Automation of Data Processing from the Source System

Schemat automatycznego przetwarzania danych surowych w zoptymalizowane struktury analityczne w BigQuery – wdrożenie ALTEN Polska

Project title: Automation of Data Processing from the Source System

Client: Global Leader in Corporate Banking

Industry: Banking, Finance & Insurance

Expertise: Data Management & AI

Project scope: Data processing and transformation, automation of data structure creation

Tools: Google Cloud Platform, BigQuery, Google Cloud Storage, SQL, Dynamic SQL

The automation of data processing from the source system enabled the optimization of integration and transformation processes in BigQuery. The project automated the conversion of raw, generic tables into optimized analytical structures, ready for further analysis and reporting.

The expertise covered data transformation and the implementation of a new, more flexible, and efficient processing workflow. A key aspect was transferring the logic for data extraction from the source system—previously managed via scripts—into a cloud environment. This new approach enabled automated data processing that was more accessible and scalable, opening up new possibilities for reporting while reducing the load on the source platform.

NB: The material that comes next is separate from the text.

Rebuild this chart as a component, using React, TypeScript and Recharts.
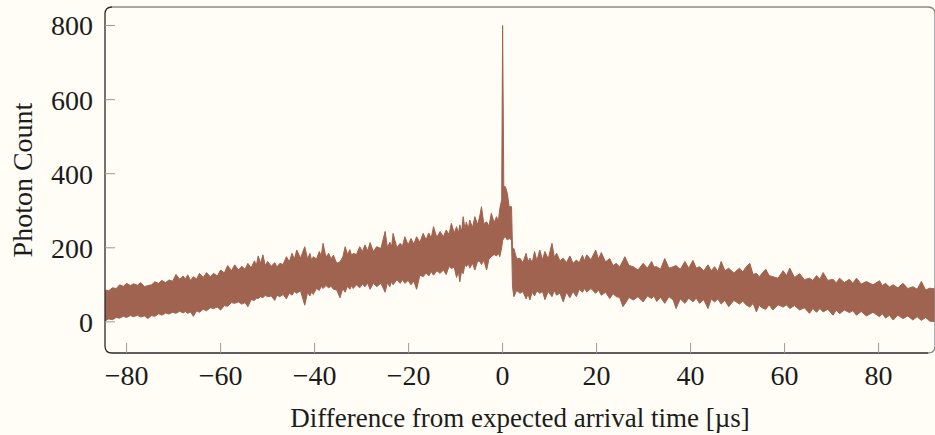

Task of the ALTEN Polska Team

The ALTEN Polska team was tasked with designing and implementing an automated data processing system for files provided by the client’s platform. Key activities included creating dynamic SQL queries in BigQuery that automatically transformed raw, generic tables into optimized structures. Transferring the processing logic from a closed scripting environment to an open and scalable SQL environment was one of the project’s main goals.

Project Phases

The project was carried out in stages:

  • Analysis of the existing data model: At the initial stage, the data model in the source system was analyzed, including relationships between objects, cardinality, attributes, and dependencies. The goal was to thoroughly understand the structure of the source data.
  • Identification of specific data structures: Elements of the data model requiring a dedicated approach were identified, and special structures were developed to ensure proper data processing in subsequent stages.
  • Design of the intermediate layer: A flexible, dedicated structure for the intermediate layer was created to connect raw data with target analytical structures.
  • Implementation of the data transformation algorithm: An algorithm was developed to automatically transform raw data into organized structures ready for further processing.
  • Integration of layers and testing: Data from the intermediate layer was integrated with the target layer, followed by detailed testing to ensure the solution met business requirements.
  • Implementation safeguards: Mechanisms for verifying input data consistency were added to avoid potential errors in the processing workflow.

Final Outcome

The project resulted in the creation of a fully automated data processing workflow within BigQuery. The client received optimized structures that increased data availability and facilitated its use in reporting and business analysis. By transferring data processing to the cloud, the solution enhanced the flexibility of working with data, unlocked new reporting possibilities, and enabled broader access to information for users. Automation also reduced the complexity of data handling, supporting efficient management and the growth of business analytics.

Summary

Thanks to the collaboration with ALTEN Polska, the client gained a scalable, efficient, and easy-to-maintain data processing solution. The automation of processes and the adoption of more efficient technologies reduced costs and processing time while improving data quality. The project established a solid foundation for further development of business analytics and data integration in the cloud environment.